INSTRUCTION -
Write each line of the material exactly as given, from the top through the line that contains "rectangle (435, 563);", and omit all pictures.
════
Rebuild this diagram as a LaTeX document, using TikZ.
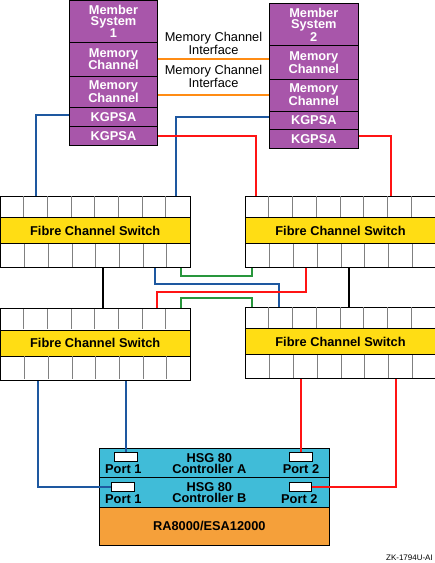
\documentclass[tikz,border=0pt]{standalone}
\usepackage{fontspec}
\setmainfont{Liberation Sans}
\definecolor{sysviolet}{RGB}{168,86,170}
\definecolor{fcyellow}{RGB}{255,221,20}
\definecolor{hsgcyan}{RGB}{64,188,216}
\definecolor{raorange}{RGB}{245,160,58}
\definecolor{mcorange}{RGB}{255,140,20}
\definecolor{fcblue}{RGB}{30,88,160}
\definecolor{fcred}{RGB}{255,20,20}
\definecolor{fcgreen}{RGB}{40,150,60}

\begin{document}
\begin{tikzpicture}[x = 1pt, y = -1pt,
		lbl/.style = {font = \fontsize{12.8}{11.5}\selectfont\bfseries, align = center, inner sep = 0pt},
		mci/.style = {font = \fontsize{12.8}{11}\selectfont, align = center, inner sep = 0pt},
		unit/.style = {lbl, draw, line width = 0.9pt, fill = sysviolet, text = white},
		band/.style = {lbl, draw, line width = 0.9pt, fill = fcyellow, minimum width = 189.5pt, minimum height = 26pt, anchor = north west},
		portrow/.style = {draw, line width = 0.9pt, minimum width = 189.5pt, inner sep = 0pt, anchor = north west},
		cellline/.style = {gray, line width = 1pt},
		port/.style = {draw, line width = 0.9pt, fill = white, minimum width = 22.7pt, minimum height = 9pt, inner sep = 0pt},
		ctrl/.style = {draw, line width = 0.9pt, fill = hsgcyan, minimum width = 230pt, inner sep = 0pt},
		mcline/.style = {mcorange, line width = 2pt},
		fibre/.style = {line width = 2pt}]
		\useasboundingbox (0, 0) rectangle (435, 563);

		\node (s1head) at (113.5, 21.15) [unit, minimum width = 88.4pt, minimum height = 42.3pt] {Member\\System\\1};
		\node (s1mc1) at (113.5, 59.15) [unit, minimum width = 88.4pt, minimum height = 33.7pt] {Memory\\Channel};
		\node (s1mc2) at (113.5, 91.85) [unit, minimum width = 88.4pt, minimum height = 31.7pt] {Memory\\Channel};
		\node (s1kg1) at (113.5, 116.85) [unit, minimum width = 88.4pt, minimum height = 18.3pt] {KGPSA};
		\node (s1kg2) at (113.5, 135.85) [unit, minimum width = 88.4pt, minimum height = 19.7pt] {KGPSA};

		\node (s2head) at (313.8, 24.5) [unit, minimum width = 89pt, minimum height = 42.4pt] {Member\\System\\2};
		\node (s2mc1) at (313.8, 62.35) [unit, minimum width = 89pt, minimum height = 33.3pt] {Memory\\Channel};
		\node (s2mc2) at (313.8, 95) [unit, minimum width = 89pt, minimum height = 32pt] {Memory\\Channel};
		\node (s2kg1) at (313.8, 120.15) [unit, minimum width = 89pt, minimum height = 18.3pt] {KGPSA};
		\node (s2kg2) at (313.8, 139) [unit, minimum width = 89pt, minimum height = 19.4pt] {KGPSA};

		\draw [mcline] (s1mc1.east) -- (s1mc1.east -| s2mc1.west);
		\draw [mcline] (s1mc2.east |- s2mc2.west) -- (s2mc2.west);
		\node (mci1) at (213.5, 43) [mci] {Memory Channel\\Interface};
		\node (mci2) at (213.5, 76.5) [mci] {Memory Channel\\Interface};

		\foreach \sw/\x/\y in {swA/0/195.7, swB/245.3/195.7, swC/0/308.3, swD/245.3/306.7} {
			\node (\sw-t) at (\x, \y) [portrow, minimum height = 21.6pt] {};
			\node (\sw) at (\x, \y + 21.6) [band] {Fibre Channel Switch};
			\node (\sw-b) at (\x, \y + 47.6) [portrow, minimum height = 24pt] {};
			\foreach \i in {1, ..., 7} {
				\draw [cellline] (\x + \i * 23.69, \y + 0.5) -- ++(0, 20.6);
				\draw [cellline] (\x + \i * 23.69 + 1, \y + 48.1) -- ++(0, 23);
			}
		}

		\draw [fibre, fcblue] ([yshift = 2pt]s1kg1.west) -| (36, 0 |- swA-t.north);
		\draw [fibre, fcblue] ([yshift = 3.5pt]s2kg1.west) -| (176, 0 |- swA-t.north);
		\draw [fibre, fcred] (s1kg2.east) -| (256, 0 |- swB-t.north);
		\draw [fibre, fcred] ([yshift = 3pt]s2kg2.east) -| (390.7, 0 |- swB-t.north);

		\draw [fibre, black] (102.7, 0 |- swA-b.south) -- (102.7, 0 |- swC-t.north);
		\draw [fibre, black] (349, 0 |- swB-b.south) -- (349, 0 |- swD-t.north);
		\draw [fibre, fcgreen] (181, 0 |- swA-b.south) -- (181, 275.7) -| (252.3, 0 |- swB-b.south);
		\draw [fibre, fcblue] (155.3, 0 |- swA-b.south) -- (155.3, 284) -| (279, 0 |- swD-t.north);
		\draw [fibre, fcred] (306, 0 |- swB-b.south) -- (306, 291.7) -| (157, 0 |- swC-t.north);
		\draw [fibre, fcgreen] (181, 0 |- swC-t.north) -- (181, 298.3) -| (252.3, 0 |- swD-t.north);

		\node (ctrlA) at (214.3, 463) [ctrl, minimum height = 29.4pt] {};
		\node (ctrlB) at (214.3, 492.5) [ctrl, minimum height = 29.6pt] {};
		\node (store) at (214.3, 526.15) [ctrl, fill = raorange, minimum height = 37.7pt] {};
		\node (hsgA) at (209.3, 463.5) [lbl] {HSG 80\\Controller A};
		\node (hsgB) at (209.3, 492.7) [lbl] {HSG 80\\Controller B};
		\node (ranm) at (209.3, 525.7) [lbl] {RA8000/ESA12000};

		\node (a1) at (125.65, 457.2) [port] {};
		\node (a2) at (300.65, 457.2) [port] {};
		\node (b1) at (122.65, 486.5) [port] {};
		\node (b2) at (300.5, 486.5) [port] {};
		\node (a1lbl) at (123.3, 469.2) [lbl] {Port 1};
		\node (a2lbl) at (301, 469.2) [lbl] {Port 2};
		\node (b1lbl) at (123.3, 498.7) [lbl] {Port 1};
		\node (b2lbl) at (299.3, 498.7) [lbl] {Port 2};

		\draw [fibre, fcblue] (37.7, 0 |- swC-b.south) |- (b1.west);
		\draw [fibre, fcblue] (a1.north |- swC-b.south) -- (a1.north);
		\draw [fibre, fcred] (a2.north |- swD-b.south) -- (a2.north);
		\draw [fibre, fcred] (396, 0 |- swD-b.south) |- (b2.east);

		\node (figid) at (433, 558) [anchor = east, inner sep = 0pt, font = \fontsize{8}{8}\selectfont] {ZK-1794U-AI};
	\end{tikzpicture}
\end{document}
════
SOLUTION BELOW -
Rebuild this diagram as a LaTeX document, using TikZ.
\documentclass[tikz,border=0pt]{standalone}
\usepackage{fontspec}
\setmainfont{Liberation Sans}
\definecolor{sysviolet}{RGB}{168,86,170}
\definecolor{fcyellow}{RGB}{255,221,20}
\definecolor{hsgcyan}{RGB}{64,188,216}
\definecolor{raorange}{RGB}{245,160,58}
\definecolor{mcorange}{RGB}{255,140,20}
\definecolor{fcblue}{RGB}{30,88,160}
\definecolor{fcred}{RGB}{255,20,20}
\definecolor{fcgreen}{RGB}{40,150,60}

\begin{document}
\begin{tikzpicture}[x = 1pt, y = -1pt,
		lbl/.style = {font = \fontsize{12.8}{11.5}\selectfont\bfseries, align = center, inner sep = 0pt},
		mci/.style = {font = \fontsize{12.8}{11}\selectfont, align = center, inner sep = 0pt},
		unit/.style = {lbl, draw, line width = 0.9pt, fill = sysviolet, text = white},
		band/.style = {lbl, draw, line width = 0.9pt, fill = fcyellow, minimum width = 189.5pt, minimum height = 26pt, anchor = north west},
		portrow/.style = {draw, line width = 0.9pt, minimum width = 189.5pt, inner sep = 0pt, anchor = north west},
		cellline/.style = {gray, line width = 1pt},
		port/.style = {draw, line width = 0.9pt, fill = white, minimum width = 22.7pt, minimum height = 9pt, inner sep = 0pt},
		ctrl/.style = {draw, line width = 0.9pt, fill = hsgcyan, minimum width = 230pt, inner sep = 0pt},
		mcline/.style = {mcorange, line width = 2pt},
		fibre/.style = {line width = 2pt}]
		\useasboundingbox (0, 0) rectangle (435, 563);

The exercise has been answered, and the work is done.